Jay Michaelson: Straight Talk About Gay Marriage: 4 Points for Undecided Voters to Consider.
This is an excellent article.
I really do understand the complicated religious questions that same-sex marriage brings up, but make no mistake: A vote for so-called “traditional marriage” is a vote against the dignity of gay and lesbian people. It is deeply hurtful and deeply unfair. And unfortunately, there’s just no getting around that.
As Michaelson points out, this “separate but equal” business was always been a stumbling block for me. As a gay man, as someone who was brought up in the Church, as a somewhat amateur Anglican theologian (back then; now lapsed), using the word marriage always tripped me up.
My modest proposal, back when this was gaining traction in the 90s, was a civil union for all. Reserve marriage for the Church, but make the state mandate a civil contract for all partnerships, gay or otherwise.

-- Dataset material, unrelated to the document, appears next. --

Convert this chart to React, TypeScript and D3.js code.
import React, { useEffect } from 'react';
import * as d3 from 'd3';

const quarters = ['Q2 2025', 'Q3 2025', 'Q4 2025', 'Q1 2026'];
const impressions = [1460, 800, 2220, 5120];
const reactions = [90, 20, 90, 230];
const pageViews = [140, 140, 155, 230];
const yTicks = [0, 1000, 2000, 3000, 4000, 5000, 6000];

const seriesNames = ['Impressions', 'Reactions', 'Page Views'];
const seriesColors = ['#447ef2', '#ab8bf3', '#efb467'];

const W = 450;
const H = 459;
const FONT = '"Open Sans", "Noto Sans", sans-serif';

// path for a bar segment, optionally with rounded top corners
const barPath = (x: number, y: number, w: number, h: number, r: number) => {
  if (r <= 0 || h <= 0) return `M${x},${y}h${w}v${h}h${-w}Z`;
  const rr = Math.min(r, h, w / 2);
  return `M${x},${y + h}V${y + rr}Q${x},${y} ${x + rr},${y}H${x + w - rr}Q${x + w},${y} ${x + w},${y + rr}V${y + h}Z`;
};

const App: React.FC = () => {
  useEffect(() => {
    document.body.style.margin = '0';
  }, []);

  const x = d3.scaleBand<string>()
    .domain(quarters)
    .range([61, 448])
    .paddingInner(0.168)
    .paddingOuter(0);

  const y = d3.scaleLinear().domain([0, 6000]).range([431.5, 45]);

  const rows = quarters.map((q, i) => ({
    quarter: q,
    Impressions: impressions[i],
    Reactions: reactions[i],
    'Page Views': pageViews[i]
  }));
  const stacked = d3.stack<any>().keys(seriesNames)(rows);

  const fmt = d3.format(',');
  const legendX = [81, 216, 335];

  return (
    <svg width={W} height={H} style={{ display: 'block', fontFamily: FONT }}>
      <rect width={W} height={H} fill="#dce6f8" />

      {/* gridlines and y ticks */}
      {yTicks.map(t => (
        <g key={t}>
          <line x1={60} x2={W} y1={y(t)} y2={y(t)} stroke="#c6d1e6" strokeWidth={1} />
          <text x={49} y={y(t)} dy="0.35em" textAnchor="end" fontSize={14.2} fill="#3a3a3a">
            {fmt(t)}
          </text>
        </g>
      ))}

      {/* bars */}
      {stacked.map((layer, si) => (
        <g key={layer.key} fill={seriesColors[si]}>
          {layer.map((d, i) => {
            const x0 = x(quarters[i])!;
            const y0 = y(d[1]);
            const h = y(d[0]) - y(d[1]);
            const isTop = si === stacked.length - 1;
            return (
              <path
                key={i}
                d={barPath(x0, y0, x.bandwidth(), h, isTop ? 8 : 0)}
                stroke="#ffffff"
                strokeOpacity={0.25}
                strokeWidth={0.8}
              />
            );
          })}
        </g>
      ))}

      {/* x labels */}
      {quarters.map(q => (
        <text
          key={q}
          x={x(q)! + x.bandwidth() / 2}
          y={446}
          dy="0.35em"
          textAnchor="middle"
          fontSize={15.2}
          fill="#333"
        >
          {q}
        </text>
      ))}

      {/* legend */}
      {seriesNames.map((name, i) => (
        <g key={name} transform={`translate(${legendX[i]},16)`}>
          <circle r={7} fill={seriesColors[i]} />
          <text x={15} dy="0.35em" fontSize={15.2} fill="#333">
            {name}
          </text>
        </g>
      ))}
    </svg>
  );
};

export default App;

This never got any traction, but I think we could have moved forward faster — evolved faster, to use the President’s term — if we could have come to a consensus on civil unions for all 20 years ago. That way, no one could be denied the rights we are still fighting for — all 1,100 of them — and no member of the clergy could stand in for the government. You could get married, if you chose to do so, in the church or synagogue or temple or mud hut or funeral parlor of your choice.

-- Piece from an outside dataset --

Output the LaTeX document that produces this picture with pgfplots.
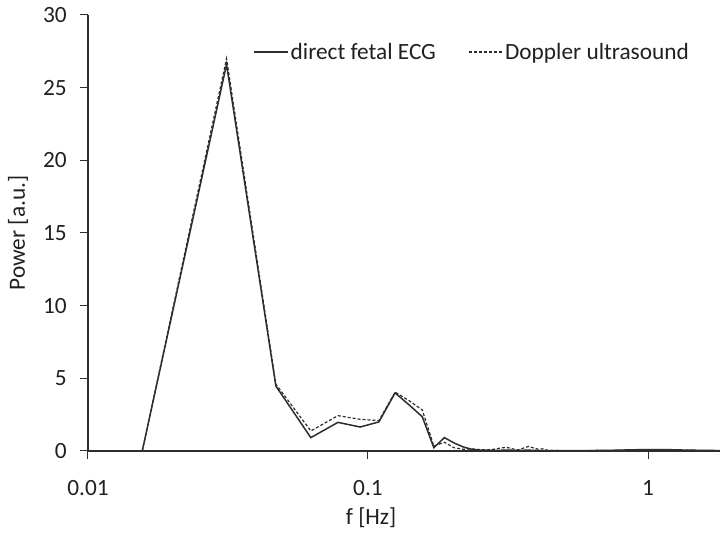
\documentclass[border=0pt]{standalone}
\usepackage{pgfplots}
\pgfplotsset{compat=1.18}
\usepackage{fontspec}
\setmainfont{Carlito}
\definecolor{txt}{RGB}{35,31,32}
\definecolor{ln}{RGB}{45,45,45}
\begin{document}
\begin{tikzpicture}
\begin{axis}[
  name=ax,
  scale only axis, width=632bp, height=436bp,
  xmode=log, xmin=0.01, xmax=1.808, ymin=0, ymax=30,
  axis x line=bottom, axis y line=left,
  axis line style={-, line width=1.1bp, color=ln},
  xtick={0.01,0.1,1}, xticklabels={0.01,0.1,1},
  ytick={0,5,10,15,20,25,30},
  /pgf/number format/assume math mode=true,
  xminorticks=false, yminorticks=false,
  tick align=outside, major tick length=8bp,
  tick style={line width=1bp, color=ln},
  ticklabel style={font=\fontsize{23.3bp}{28bp}\selectfont, text=txt, inner sep=0pt},
  xticklabel style={anchor=base, yshift=-37bp},
  yticklabel style={anchor=east, xshift=-13bp},
  xlabel={f [Hz]}, ylabel={Power [a.u.]},
  label style={font=\fontsize{23.3bp}{28bp}\selectfont, text=txt, inner sep=0pt},
  xlabel style={at={(rel axis cs:0.448,0)}, anchor=base, yshift=-74bp},
  ylabel style={at={(rel axis cs:0,0.5)}, anchor=base, yshift=63bp},
  clip=true,
  legend columns=2,
  legend style={draw=none, fill=none, at={(rel axis cs:0.2611,0.9151)}, anchor=west,
    inner sep=0pt, font=\fontsize{23.3bp}{28bp}\selectfont, text=txt,
    /tikz/every even column/.append style={column sep=30bp},
    nodes={inner sep=2bp}},
  legend image code/.code={\draw[#1] (0bp,0bp) -- (34bp,0bp);},
]
\addplot[color=ln, line width=1.5bp] coordinates {
(0.015625,0) (0.03125,26.6) (0.046875,4.47) (0.0625,0.92) (0.078125,1.97)
(0.09375,1.65) (0.109375,2.0) (0.125,4.0) (0.140625,3.15) (0.15625,2.36)
(0.171875,0.23) (0.1875,0.92) (0.203125,0.55) (0.21875,0.28) (0.234375,0.12)
(0.25,0.06) (0.265625,0.05) (0.28125,0.04) (0.296875,0.05) (0.3125,0.06)
(0.328125,0.05) (0.34375,0.04) (0.359375,0.05) (0.375,0.06) (0.390625,0.04)
(0.40625,0.03) (0.4375,0.03) (0.5,0.02) (0.5625,0.02) (0.625,0.03)
(0.75,0.05) (0.875,0.08) (1.0,0.1) (1.125,0.1) (1.25,0.08)
(1.375,0.06) (1.5,0.05) (1.625,0.04) (1.8125,0.03)
};
\addlegendentry{direct fetal ECG}
\addplot[color=ln, line width=1.2bp, dash pattern=on 3bp off 2bp] coordinates {
(0.015625,0) (0.03125,27.0) (0.046875,4.6) (0.0625,1.38) (0.078125,2.43)
(0.09375,2.18) (0.109375,2.09) (0.125,4.05) (0.140625,3.45) (0.15625,2.82)
(0.171875,0.34) (0.1875,0.6) (0.203125,0.22) (0.21875,0.12) (0.234375,0.15)
(0.25,0.1) (0.265625,0.08) (0.28125,0.12) (0.296875,0.2) (0.3125,0.25)
(0.328125,0.15) (0.34375,0.08) (0.359375,0.2) (0.375,0.32) (0.390625,0.2)
(0.40625,0.12) (0.421875,0.15) (0.4375,0.05) (0.46875,0.03) (0.5,0.02)
(0.5625,0.02) (0.625,0.03) (0.75,0.04) (0.875,0.06) (1.0,0.08)
(1.125,0.08) (1.25,0.06) (1.375,0.05) (1.5,0.04) (1.625,0.03) (1.8125,0.02)
};
\addlegendentry{Doppler ultrasound}
\end{axis}
\pgfresetboundingbox
\path ([xshift=-88bp,yshift=-82bp]ax.south west) rectangle ([yshift=15bp]ax.north east);
\end{tikzpicture}
\end{document}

You could swing incense and have communion; you could handle snakes or jump a broom, but legally it would mean bupkiss. In order for your partnership to be legal — in order for you to check that box on the 1040 short form beside “Married Filing Jointly,” you would have to be civilly united at a courthouse or justice of the peace’s office or by some other registered civil servant of your municipality. Every single man, woman, sheepdog and houseplant.

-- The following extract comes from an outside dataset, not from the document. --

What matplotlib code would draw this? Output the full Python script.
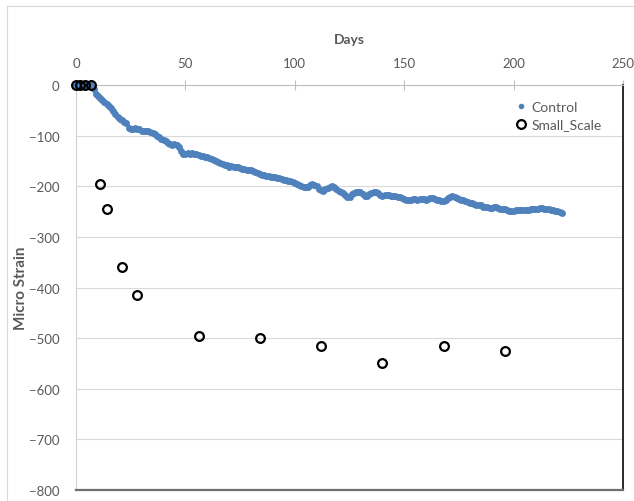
import matplotlib
matplotlib.use('Agg')
import matplotlib.pyplot as plt
from matplotlib.lines import Line2D

plt.rcParams['font.family'] = ['Lato', 'DejaVu Sans']

BLUE = '#4f81bd'
TXT  = '#595959'
GRID = '#d9d9d9'

# Control specimen: one reading per day
control_days = list(range(0, 223))
control_strain = [
    0, 0, 0, 0, 0, 0, 0, 0, -8, -17,
    -22, -26, -30, -33, -37, -41, -46, -52, -58, -63,
    -67, -70, -73, -76, -84, -86, -86, -85, -86, -87,
    -90, -91, -90, -91, -93, -94, -97, -100, -103, -106,
    -108, -111, -114, -117, -118, -116, -118, -123, -130, -136,
    -136, -134, -137, -135, -137, -137, -139, -140, -141, -142,
    -143, -145, -147, -148, -150, -152, -155, -157, -158, -159,
    -161, -160, -161, -162, -161, -163, -165, -166, -167, -167,
    -168, -170, -172, -174, -176, -177, -178, -179, -180, -181,
    -181, -182, -183, -184, -185, -187, -188, -189, -190, -192,
    -193, -195, -197, -199, -201, -202, -201, -198, -196, -197,
    -200, -205, -208, -209, -206, -203, -201, -200, -201, -205,
    -209, -211, -213, -218, -221, -222, -216, -213, -212, -211,
    -212, -216, -219, -219, -215, -213, -212, -212, -214, -217,
    -219, -218, -217, -218, -219, -219, -220, -221, -222, -224,
    -226, -227, -228, -227, -226, -226, -227, -226, -225, -226,
    -227, -225, -224, -224, -226, -227, -228, -229, -230, -228,
    -224, -221, -220, -222, -224, -226, -227, -228, -230, -231,
    -233, -234, -236, -237, -238, -238, -240, -241, -240, -242,
    -243, -241, -240, -242, -244, -244, -245, -246, -248, -248,
    -248, -247, -246, -246, -246, -246, -246, -246, -245, -245,
    -245, -244, -243, -243, -244, -245, -245, -246, -247, -248,
    -249, -250, -252,
]

# Small-scale specimen readings
small_days = [0, 2, 4, 7, 11, 14, 21, 28, 56, 84, 112, 140, 168, 196]
small_strain = [0, 0, 0, 0, -195, -245, -360, -415, -495, -500, -515, -550, -515, -525]

x_ticks = [0, 50, 100, 150, 200, 250]
y_ticks = [0, -100, -200, -300, -400, -500, -600, -700, -800]

fig = plt.figure(figsize=(6.34, 5.02), dpi=100, facecolor='white')
ax = fig.add_axes([76/634, 1 - 491/502, (623 - 76)/634, (491 - 86)/502])

ax.plot(control_days, control_strain, linestyle='none', marker='o', markersize=5,
        color=BLUE, markeredgewidth=0, label='Control', zorder=3, clip_on=False)
ax.plot(small_days, small_strain, linestyle='none', marker='o', markersize=6.3,
        markerfacecolor='none', markeredgecolor='black', markeredgewidth=1.6,
        label='Small_Scale', zorder=4, clip_on=False)

ax.set_xlim(0, 250)
ax.set_ylim(-800, 0)
ax.set_xticks(x_ticks)
ax.set_yticks(y_ticks)

ax.xaxis.tick_top()
ax.xaxis.set_label_position('top')
ax.set_xlabel('Days', fontsize=10, fontweight='bold', color=TXT, labelpad=10)
ax.set_ylabel('Micro Strain', fontsize=11, fontweight='bold', color=TXT)
ax.yaxis.set_label_coords(-0.088, 0.5)

ax.tick_params(axis='x', direction='inout', length=7, width=0.8, color='#bfbfbf',
               labelsize=9.5, labelcolor=TXT, pad=8)
ax.tick_params(axis='y', length=0, labelsize=9.5, labelcolor=TXT, pad=12)

ax.grid(axis='y', color=GRID, linewidth=0.8, zorder=0)
ax.set_axisbelow(True)

ax.spines['top'].set_color('#bfbfbf')
ax.spines['left'].set_color('#d0d0d0')
ax.spines['right'].set_color('#1a1a1a')
ax.spines['right'].set_linewidth(1.3)
ax.spines['bottom'].set_color('#6e6e6e')
ax.spines['bottom'].set_linewidth(1.6)

leg = ax.legend(loc='upper left', bbox_to_anchor=(508/634, 1 - 95/502),
                bbox_transform=fig.transFigure, frameon=False, fontsize=10,
                handletextpad=0.3, handlelength=0.9, labelspacing=0.4,
                borderpad=0)
for t in leg.get_texts():
    t.set_color(TXT)
leg.legend_handles[0].set_markersize(4)

# outer chart-area frame
fig.add_artist(Line2D([7/634, 7/634], [0, 1 - 7/502], transform=fig.transFigure,
                      color=GRID, linewidth=0.8))
fig.add_artist(Line2D([7/634, 1], [1 - 7/502, 1 - 7/502], transform=fig.transFigure,
                      color=GRID, linewidth=0.8))

fig.savefig('out.png', dpi=100, facecolor='white')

And if the Lutheran Church, the Episcopal Church, the Catholic Church, the Church of Jesus Christ of Latter Day Saints, or the Church of the Poisoned Mind refused to “marry” two women, well, who the hell cares. You could still get hitched by Andy Taylor down on Main Street in Mayberry, U.S.A. Fill out the form in triplicate and pay your $25.
Think about this: today, you can be married in a church, by a member of the clergy, but no one is talking about preserving the sanctity of traditional, religious divorce. Why? Because the dissolution of a marriage is a civil act.
Today, I’m old enough and cranky enough to say that I want to get married and that I WILL marry my partner someday, if for no other reason that it will allow me to thumb my nose at the knuckle-dragging, gammy-handed, drooling troglodytes.
Someone should elect me to office. I’ll fix ’em!